* Start *

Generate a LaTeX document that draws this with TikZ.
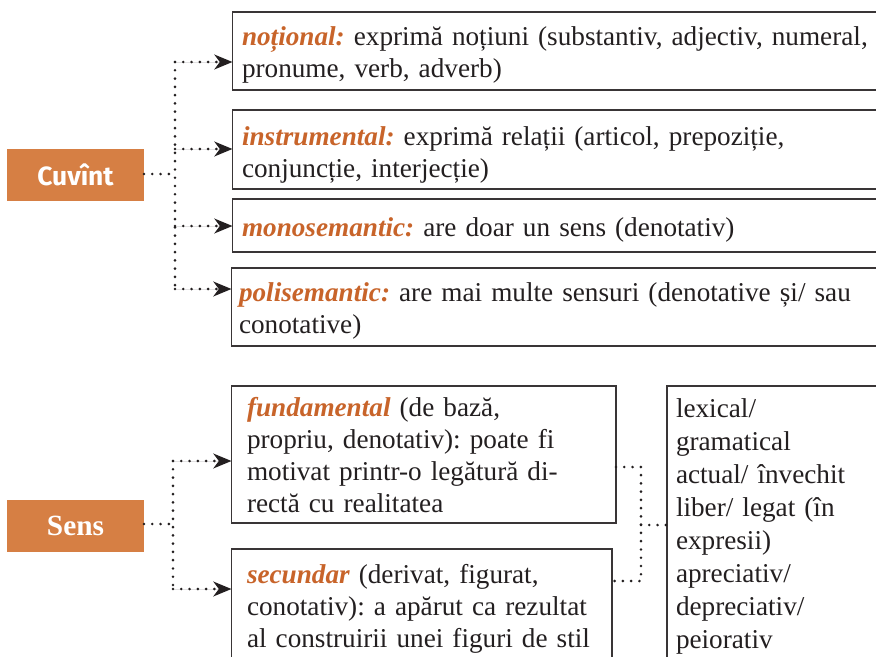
\documentclass[tikz,border=0pt]{standalone}
\usepackage{fontspec}
\setmainfont{Liberation Serif}
\newfontfamily\headsans{Fira Sans}
\usetikzlibrary{arrows.meta,fit}
\definecolor{boxorange}{HTML}{D67F44}
\definecolor{labelorange}{HTML}{C8642A}
\definecolor{ink}{HTML}{231F20}
\newcommand\kw[1]{\textcolor{labelorange}{\bfseries\itshape #1}}
\frenchspacing
\begin{document}
\begin{tikzpicture}[x=0.75pt,y=-0.75pt,
  every node/.style={inner sep=0pt, outer sep=0pt},
  head/.style={fill=boxorange, text=white, minimum width=102.75pt, minimum height=39pt},
  frame/.style={draw=ink!90, line width=1pt},
  body/.style={anchor=base west, align=left, text=ink, text width=560pt,
    font=\fontsize{20.4}{24}\selectfont},
  bodywide/.style={body, font=\fontsize{20.4}{24.75}\selectfont},
  dotline/.style={draw=ink, line width=2.2pt, dash pattern=on 0pt off 6.2pt, line cap=round},
  arr/.style={-{Stealth[length=13.5pt,width=11pt,inset=4pt]}, fill=ink}
]
\clip (0,0) rectangle (876,657);
\fill[white] (0,0) rectangle (876,657);

% heads
\node[head, font=\headsans\bfseries\fontsize{19.8}{22}\selectfont] (cuv) at (75.5,175) {Cuvînt};
\node[head, font=\bfseries\fontsize{22}{24}\selectfont] (sens) at (75.5,525.5) {Sens};

% top boxes
\node[frame, fit={(232.5,12) (900,90)}] (b1) {};
\node[frame, fit={(232.5,110) (900,189)}] (b2) {};
\node[frame, fit={(232.5,199) (900,252)}] (b3) {};
\node[frame, fit={(231.5,268) (900,346)}] (b4) {};

\node[body] (t1) at (242,45) {\kw{noțional:} exprimă noțiuni (substantiv, adjectiv, numeral,\\pronume, verb, adverb)};
\node[body] (t2) at (242,145) {\kw{instrumental:} exprimă relații (articol, prepoziție,\\conjuncție, interjecție)};
\node[body] (t3) at (242,236) {\kw{monosemantic:} are doar un sens (denotativ)};
\node[body] (t4) at (239,301) {\kw{polisemantic:} are mai multe sensuri (denotative și/ sau\\conotative)};

% bottom boxes
\node[frame, fit={(231.5,386) (616,523)}] (fund) {};
\node[frame, fit={(231.5,549) (612,700)}] (sec) {};
\node[frame, fit={(667,386) (900,700)}] (rbox) {};

\node[body] (t5) at (247,416) {\kw{fundamental} (de bază,\\propriu, denotativ): poate fi\\motivat printr-o legătură di-\\rectă cu realitatea};
\node[body] (t6) at (247,583) {\kw{secundar} (derivat, figurat,\\conotativ): a apărut ca rezultat\\al construirii unei figuri de stil};
\node[bodywide] (t7) at (676,417) {lexical/\\gramatical\\actual/ învechit\\liber/ legat (în\\expresii)\\apreciativ/\\depreciativ/\\peiorativ};

% connectors Cuvînt
\coordinate (cj) at (175,174);
\coordinate (a1) at (175,62);
\coordinate (a2) at (175,149);
\coordinate (a3) at (175,226);
\coordinate (a4) at (175,289);
\draw[dotline] (cuv.east |- cj) -- (cj);
\draw[dotline] (a1) -- (a4);
\draw[dotline,arr] (a1) -- (a1 -| b1.west);
\draw[dotline,arr] (a2) -- (a2 -| b2.west);
\draw[dotline,arr] (a3) -- (a3 -| b3.west);
\draw[dotline,arr] (a4) -- (a4 -| b4.west);

% connectors Sens
\coordinate (sj) at (173,524);
\coordinate (s1) at (173,461);
\coordinate (s2) at (173,589);
\draw[dotline] (sens.east |- sj) -- (sj);
\draw[dotline] (s1) -- (s2);
\draw[dotline,arr] (s1) -- (s1 -| fund.west);
\draw[dotline,arr] (s2) -- (s2 -| sec.west);

% right connectors
\coordinate (rf) at (641,467);
\coordinate (rs) at (641,581);
\coordinate (rk) at (641,525);
\draw[dotline] (rf -| fund.east) -- (rf) -- (rs) -- (rs -| sec.east);
\draw[dotline] (rk) -- (rk -| rbox.west);
\end{tikzpicture}
\end{document}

* End *

▶ _REQUIREMENTS_
Reproduce the material above in full and without alteration, but skip all pictures.

▶ _SOLUTION FOR THIS TASK_
Generate a LaTeX document that draws this with TikZ.
\documentclass[tikz,border=0pt]{standalone}
\usepackage{fontspec}
\setmainfont{Liberation Serif}
\newfontfamily\headsans{Fira Sans}
\usetikzlibrary{arrows.meta,fit}
\definecolor{boxorange}{HTML}{D67F44}
\definecolor{labelorange}{HTML}{C8642A}
\definecolor{ink}{HTML}{231F20}
\newcommand\kw[1]{\textcolor{labelorange}{\bfseries\itshape #1}}
\frenchspacing
\begin{document}
\begin{tikzpicture}[x=0.75pt,y=-0.75pt,
  every node/.style={inner sep=0pt, outer sep=0pt},
  head/.style={fill=boxorange, text=white, minimum width=102.75pt, minimum height=39pt},
  frame/.style={draw=ink!90, line width=1pt},
  body/.style={anchor=base west, align=left, text=ink, text width=560pt,
    font=\fontsize{20.4}{24}\selectfont},
  bodywide/.style={body, font=\fontsize{20.4}{24.75}\selectfont},
  dotline/.style={draw=ink, line width=2.2pt, dash pattern=on 0pt off 6.2pt, line cap=round},
  arr/.style={-{Stealth[length=13.5pt,width=11pt,inset=4pt]}, fill=ink}
]
\clip (0,0) rectangle (876,657);
\fill[white] (0,0) rectangle (876,657);

% heads
\node[head, font=\headsans\bfseries\fontsize{19.8}{22}\selectfont] (cuv) at (75.5,175) {Cuvînt};
\node[head, font=\bfseries\fontsize{22}{24}\selectfont] (sens) at (75.5,525.5) {Sens};

% top boxes
\node[frame, fit={(232.5,12) (900,90)}] (b1) {};
\node[frame, fit={(232.5,110) (900,189)}] (b2) {};
\node[frame, fit={(232.5,199) (900,252)}] (b3) {};
\node[frame, fit={(231.5,268) (900,346)}] (b4) {};

\node[body] (t1) at (242,45) {\kw{noțional:} exprimă noțiuni (substantiv, adjectiv, numeral,\\pronume, verb, adverb)};
\node[body] (t2) at (242,145) {\kw{instrumental:} exprimă relații (articol, prepoziție,\\conjuncție, interjecție)};
\node[body] (t3) at (242,236) {\kw{monosemantic:} are doar un sens (denotativ)};
\node[body] (t4) at (239,301) {\kw{polisemantic:} are mai multe sensuri (denotative și/ sau\\conotative)};

% bottom boxes
\node[frame, fit={(231.5,386) (616,523)}] (fund) {};
\node[frame, fit={(231.5,549) (612,700)}] (sec) {};
\node[frame, fit={(667,386) (900,700)}] (rbox) {};

\node[body] (t5) at (247,416) {\kw{fundamental} (de bază,\\propriu, denotativ): poate fi\\motivat printr-o legătură di-\\rectă cu realitatea};
\node[body] (t6) at (247,583) {\kw{secundar} (derivat, figurat,\\conotativ): a apărut ca rezultat\\al construirii unei figuri de stil};
\node[bodywide] (t7) at (676,417) {lexical/\\gramatical\\actual/ învechit\\liber/ legat (în\\expresii)\\apreciativ/\\depreciativ/\\peiorativ};

% connectors Cuvînt
\coordinate (cj) at (175,174);
\coordinate (a1) at (175,62);
\coordinate (a2) at (175,149);
\coordinate (a3) at (175,226);
\coordinate (a4) at (175,289);
\draw[dotline] (cuv.east |- cj) -- (cj);
\draw[dotline] (a1) -- (a4);
\draw[dotline,arr] (a1) -- (a1 -| b1.west);
\draw[dotline,arr] (a2) -- (a2 -| b2.west);
\draw[dotline,arr] (a3) -- (a3 -| b3.west);
\draw[dotline,arr] (a4) -- (a4 -| b4.west);

% connectors Sens
\coordinate (sj) at (173,524);
\coordinate (s1) at (173,461);
\coordinate (s2) at (173,589);
\draw[dotline] (sens.east |- sj) -- (sj);
\draw[dotline] (s1) -- (s2);
\draw[dotline,arr] (s1) -- (s1 -| fund.west);
\draw[dotline,arr] (s2) -- (s2 -| sec.west);

% right connectors
\coordinate (rf) at (641,467);
\coordinate (rs) at (641,581);
\coordinate (rk) at (641,525);
\draw[dotline] (rf -| fund.east) -- (rf) -- (rs) -- (rs -| sec.east);
\draw[dotline] (rk) -- (rk -| rbox.west);
\end{tikzpicture}
\end{document}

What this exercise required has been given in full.